発表によりますと、ことし3月にかけて東証の有識者懇談会で議論されていた市場区分の見直しをめぐって、野村証券の社員が懇談会の委員から聞いた情報を不適切に機関投資家に伝えていたということです。
伝えられたのは、東証1部の基準が時価総額250億円以上に見直される可能性が高まっているという趣旨で、その後も決まってはいませんが、企業の株価に大きな影響を及ぼす可能性がありました。
野村ホールディングスは市場の公正性を確保するという証券会社の役割について社員の意識が不十分だったとし、責任を明確にするため永井浩二社長が月例報酬の30%を3か月間、返上するなどの社内処分を発表しました。

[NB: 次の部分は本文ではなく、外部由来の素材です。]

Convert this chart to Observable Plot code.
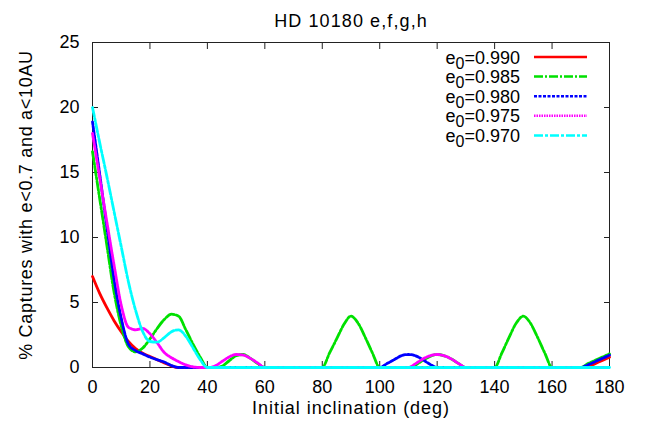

野村は7年前にも社員がインサイダー取引に関わる事件を起こしていて、記者会見で永井社長は「最重要課題として倫理教育の徹底を図ってきたが十分に浸透していなかったことは極めてゆゆしき問題だ。改善策を着実に実行し、信頼回復に全社をあげて努めて参りたい」と述べました。
この問題について金融庁はインサイダー取引にはあたらないものの情報管理体制などに問題があったとして、業務改善命令の検討を進めています。